-------- Data shown
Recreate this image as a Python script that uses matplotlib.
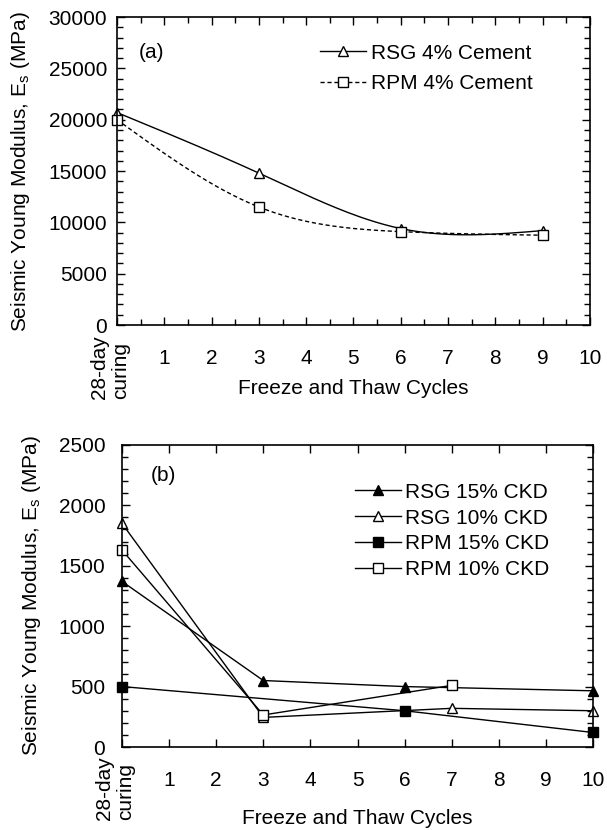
import numpy as np
import matplotlib
matplotlib.use("Agg")
import matplotlib.pyplot as plt
from matplotlib.ticker import MultipleLocator

plt.rcParams['font.family'] = ['Liberation Sans', 'DejaVu Sans']
plt.rcParams['mathtext.fontset'] = 'custom'
plt.rcParams['mathtext.rm'] = 'Liberation Sans'
plt.rcParams['font.size'] = 15

# ---------------- data ----------------
xticks = [0, 1, 2, 3, 4, 5, 6, 7, 8, 9, 10]
xticklabels = ['', '1', '2', '3', '4', '5', '6', '7', '8', '9', '10']
first_label = '28-day\ncuring'

# Panel (a)
a_x = [0, 3, 6, 9]
a_rsg_cement = [20700, 14800, 9400, 9200]
a_rpm_cement = [20000, 11500, 9100, 8750]

# Panel (b)
b_rsg15_x = [0, 3, 6, 10]
b_rsg15_y = [1370, 550, 500, 465]
b_rsg10_x = [0, 3, 7, 10]
b_rsg10_y = [1850, 245, 320, 300]
b_rpm15_x = [0, 6, 10]
b_rpm15_y = [500, 300, 120]
b_rpm10_x = [0, 3, 7]
b_rpm10_y = [1630, 265, 510]


def natural_spline(x, y, n=200):
    x = np.asarray(x, float)
    y = np.asarray(y, float)
    m = len(x)
    h = np.diff(x)
    A = np.zeros((m, m))
    r = np.zeros(m)
    A[0, 0] = 1
    A[-1, -1] = 1
    for i in range(1, m - 1):
        A[i, i - 1] = h[i - 1]
        A[i, i] = 2 * (h[i - 1] + h[i])
        A[i, i + 1] = h[i]
        r[i] = 6 * ((y[i + 1] - y[i]) / h[i] - (y[i] - y[i - 1]) / h[i - 1])
    M = np.linalg.solve(A, r)
    xs = np.linspace(x[0], x[-1], n)
    ys = np.empty_like(xs)
    for k, t in enumerate(xs):
        i = min(np.searchsorted(x, t, side='right') - 1, m - 2)
        a = x[i + 1] - t
        b = t - x[i]
        ys[k] = (M[i] * a ** 3 / (6 * h[i]) + M[i + 1] * b ** 3 / (6 * h[i])
                 + (y[i] / h[i] - M[i] * h[i] / 6) * a
                 + (y[i + 1] / h[i] - M[i + 1] * h[i] / 6) * b)
    return xs, ys


fig = plt.figure(figsize=(6.07, 8.30), dpi=100)
ax1 = fig.add_axes([0.1928, 0.6084, 0.779, 0.371])
ax2 = fig.add_axes([0.201, 0.100, 0.776, 0.364])

ylabel = 'Seismic Young Modulus, E$_\\mathregular{s}$ (MPa)'


def style_axes(ax, ymax, ymajor, yminor, xminor, ypad, xpad):
    ax.set_xlim(0, 10)
    ax.set_ylim(0, ymax)
    ax.set_xticks(xticks)
    ax.set_xticklabels(xticklabels)
    ax.yaxis.set_major_locator(MultipleLocator(ymajor))
    ax.yaxis.set_minor_locator(MultipleLocator(yminor))
    if xminor:
        ax.xaxis.set_minor_locator(MultipleLocator(xminor))
    ax.tick_params(which='both', direction='in', top=True, right=True, width=1.0)
    ax.tick_params(which='major', length=6)
    ax.tick_params(which='minor', length=4)
    ax.tick_params(axis='y', which='major', pad=ypad)
    ax.tick_params(axis='x', which='major', pad=xpad)
    for s in ax.spines.values():
        s.set_linewidth(1.2)
    ax.annotate(first_label, xy=(0, 0), xycoords=('data', 'axes fraction'),
                xytext=(-5, -7), textcoords='offset points',
                rotation=90, ha='center', va='top', multialignment='left',
                fontsize=15, annotation_clip=False)
    ax.set_ylabel(ylabel)
    ax.set_xlabel('Freeze and Thaw Cycles')


style_axes(ax1, 30000, 5000, 1000, 0.5, 7, 17)
style_axes(ax2, 2500, 500, 100, None, 12, 17.5)

# Panel (a)
xs, ys = natural_spline(a_x, a_rsg_cement)
ax1.plot(xs, ys, color='black', lw=1.0, clip_on=False)
ax1.plot(a_x, a_rsg_cement, linestyle='none', marker='^', ms=7.5, mfc='white',
         mec='black', mew=1.0, clip_on=False)
xs, ys = natural_spline(a_x, a_rpm_cement)
ax1.plot(xs, ys, color='black', lw=1.0, linestyle=(0, (3, 2)), clip_on=False)
ax1.plot(a_x, a_rpm_cement, linestyle='none', marker='s', ms=6.5, mfc='white',
         mec='black', mew=1.0, clip_on=False)
# legend proxies
ax1.plot([], [], color='black', lw=1.0, marker='^', ms=7.5, mfc='white',
         mec='black', label='RSG 4% Cement')
ax1.plot([], [], color='black', lw=1.0, linestyle=(0, (3, 2)), marker='s', ms=6.5,
         mfc='white', mec='black', label='RPM 4% Cement')
ax1.legend(loc='upper left', bbox_to_anchor=(0.429, 0.914), frameon=False,
           handlelength=2.2, handletextpad=0.25, labelspacing=0.55,
           borderpad=0, borderaxespad=0, fontsize=15)
ax1.text(0.072, 0.886, '(a)', transform=ax1.transAxes, ha='center', va='center',
         fontsize=15)
ax1.yaxis.set_label_coords(-0.18, 0.5)
ax1.xaxis.set_label_coords(0.5, -0.176)

# Panel (b)
ax2.plot(b_rsg15_x, b_rsg15_y, color='black', lw=1.0, marker='^', ms=7.5,
         mfc='black', mec='black', clip_on=False, label='RSG 15% CKD')
ax2.plot(b_rsg10_x, b_rsg10_y, color='black', lw=1.0, marker='^', ms=7.5,
         mfc='white', mec='black', clip_on=False, label='RSG 10% CKD')
ax2.plot(b_rpm15_x, b_rpm15_y, color='black', lw=1.0, marker='s', ms=6.5,
         mfc='black', mec='black', clip_on=False, label='RPM 15% CKD')
ax2.plot(b_rpm10_x, b_rpm10_y, color='black', lw=1.0, marker='s', ms=6.5,
         mfc='white', mec='black', clip_on=False, label='RPM 10% CKD')
ax2.legend(loc='upper left', bbox_to_anchor=(0.495, 0.875), frameon=False,
           handlelength=2.2, handletextpad=0.2, labelspacing=0.33,
           borderpad=0, borderaxespad=0, fontsize=15)
ax2.text(0.087, 0.90, '(b)', transform=ax2.transAxes, ha='center', va='center',
         fontsize=15)
ax2.yaxis.set_label_coords(-0.168, 0.5)
ax2.xaxis.set_label_coords(0.5, -0.205)

fig.savefig('out.png', dpi=100)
----------------
* [What to produce] Restate the whole of the material word for word without the pictures.

* [Exercise answer]
Recreate this image as a Python script that uses matplotlib.
import numpy as np
import matplotlib
matplotlib.use("Agg")
import matplotlib.pyplot as plt
from matplotlib.ticker import MultipleLocator

plt.rcParams['font.family'] = ['Liberation Sans', 'DejaVu Sans']
plt.rcParams['mathtext.fontset'] = 'custom'
plt.rcParams['mathtext.rm'] = 'Liberation Sans'
plt.rcParams['font.size'] = 15

# ---------------- data ----------------
xticks = [0, 1, 2, 3, 4, 5, 6, 7, 8, 9, 10]
xticklabels = ['', '1', '2', '3', '4', '5', '6', '7', '8', '9', '10']
first_label = '28-day\ncuring'

# Panel (a)
a_x = [0, 3, 6, 9]
a_rsg_cement = [20700, 14800, 9400, 9200]
a_rpm_cement = [20000, 11500, 9100, 8750]

# Panel (b)
b_rsg15_x = [0, 3, 6, 10]
b_rsg15_y = [1370, 550, 500, 465]
b_rsg10_x = [0, 3, 7, 10]
b_rsg10_y = [1850, 245, 320, 300]
b_rpm15_x = [0, 6, 10]
b_rpm15_y = [500, 300, 120]
b_rpm10_x = [0, 3, 7]
b_rpm10_y = [1630, 265, 510]


def natural_spline(x, y, n=200):
    x = np.asarray(x, float)
    y = np.asarray(y, float)
    m = len(x)
    h = np.diff(x)
    A = np.zeros((m, m))
    r = np.zeros(m)
    A[0, 0] = 1
    A[-1, -1] = 1
    for i in range(1, m - 1):
        A[i, i - 1] = h[i - 1]
        A[i, i] = 2 * (h[i - 1] + h[i])
        A[i, i + 1] = h[i]
        r[i] = 6 * ((y[i + 1] - y[i]) / h[i] - (y[i] - y[i - 1]) / h[i - 1])
    M = np.linalg.solve(A, r)
    xs = np.linspace(x[0], x[-1], n)
    ys = np.empty_like(xs)
    for k, t in enumerate(xs):
        i = min(np.searchsorted(x, t, side='right') - 1, m - 2)
        a = x[i + 1] - t
        b = t - x[i]
        ys[k] = (M[i] * a ** 3 / (6 * h[i]) + M[i + 1] * b ** 3 / (6 * h[i])
                 + (y[i] / h[i] - M[i] * h[i] / 6) * a
                 + (y[i + 1] / h[i] - M[i + 1] * h[i] / 6) * b)
    return xs, ys


fig = plt.figure(figsize=(6.07, 8.30), dpi=100)
ax1 = fig.add_axes([0.1928, 0.6084, 0.779, 0.371])
ax2 = fig.add_axes([0.201, 0.100, 0.776, 0.364])

ylabel = 'Seismic Young Modulus, E$_\\mathregular{s}$ (MPa)'


def style_axes(ax, ymax, ymajor, yminor, xminor, ypad, xpad):
    ax.set_xlim(0, 10)
    ax.set_ylim(0, ymax)
    ax.set_xticks(xticks)
    ax.set_xticklabels(xticklabels)
    ax.yaxis.set_major_locator(MultipleLocator(ymajor))
    ax.yaxis.set_minor_locator(MultipleLocator(yminor))
    if xminor:
        ax.xaxis.set_minor_locator(MultipleLocator(xminor))
    ax.tick_params(which='both', direction='in', top=True, right=True, width=1.0)
    ax.tick_params(which='major', length=6)
    ax.tick_params(which='minor', length=4)
    ax.tick_params(axis='y', which='major', pad=ypad)
    ax.tick_params(axis='x', which='major', pad=xpad)
    for s in ax.spines.values():
        s.set_linewidth(1.2)
    ax.annotate(first_label, xy=(0, 0), xycoords=('data', 'axes fraction'),
                xytext=(-5, -7), textcoords='offset points',
                rotation=90, ha='center', va='top', multialignment='left',
                fontsize=15, annotation_clip=False)
    ax.set_ylabel(ylabel)
    ax.set_xlabel('Freeze and Thaw Cycles')


style_axes(ax1, 30000, 5000, 1000, 0.5, 7, 17)
style_axes(ax2, 2500, 500, 100, None, 12, 17.5)

# Panel (a)
xs, ys = natural_spline(a_x, a_rsg_cement)
ax1.plot(xs, ys, color='black', lw=1.0, clip_on=False)
ax1.plot(a_x, a_rsg_cement, linestyle='none', marker='^', ms=7.5, mfc='white',
         mec='black', mew=1.0, clip_on=False)
xs, ys = natural_spline(a_x, a_rpm_cement)
ax1.plot(xs, ys, color='black', lw=1.0, linestyle=(0, (3, 2)), clip_on=False)
ax1.plot(a_x, a_rpm_cement, linestyle='none', marker='s', ms=6.5, mfc='white',
         mec='black', mew=1.0, clip_on=False)
# legend proxies
ax1.plot([], [], color='black', lw=1.0, marker='^', ms=7.5, mfc='white',
         mec='black', label='RSG 4% Cement')
ax1.plot([], [], color='black', lw=1.0, linestyle=(0, (3, 2)), marker='s', ms=6.5,
         mfc='white', mec='black', label='RPM 4% Cement')
ax1.legend(loc='upper left', bbox_to_anchor=(0.429, 0.914), frameon=False,
           handlelength=2.2, handletextpad=0.25, labelspacing=0.55,
           borderpad=0, borderaxespad=0, fontsize=15)
ax1.text(0.072, 0.886, '(a)', transform=ax1.transAxes, ha='center', va='center',
         fontsize=15)
ax1.yaxis.set_label_coords(-0.18, 0.5)
ax1.xaxis.set_label_coords(0.5, -0.176)

# Panel (b)
ax2.plot(b_rsg15_x, b_rsg15_y, color='black', lw=1.0, marker='^', ms=7.5,
         mfc='black', mec='black', clip_on=False, label='RSG 15% CKD')
ax2.plot(b_rsg10_x, b_rsg10_y, color='black', lw=1.0, marker='^', ms=7.5,
         mfc='white', mec='black', clip_on=False, label='RSG 10% CKD')
ax2.plot(b_rpm15_x, b_rpm15_y, color='black', lw=1.0, marker='s', ms=6.5,
         mfc='black', mec='black', clip_on=False, label='RPM 15% CKD')
ax2.plot(b_rpm10_x, b_rpm10_y, color='black', lw=1.0, marker='s', ms=6.5,
         mfc='white', mec='black', clip_on=False, label='RPM 10% CKD')
ax2.legend(loc='upper left', bbox_to_anchor=(0.495, 0.875), frameon=False,
           handlelength=2.2, handletextpad=0.2, labelspacing=0.33,
           borderpad=0, borderaxespad=0, fontsize=15)
ax2.text(0.087, 0.90, '(b)', transform=ax2.transAxes, ha='center', va='center',
         fontsize=15)
ax2.yaxis.set_label_coords(-0.168, 0.5)
ax2.xaxis.set_label_coords(0.5, -0.205)

fig.savefig('out.png', dpi=100)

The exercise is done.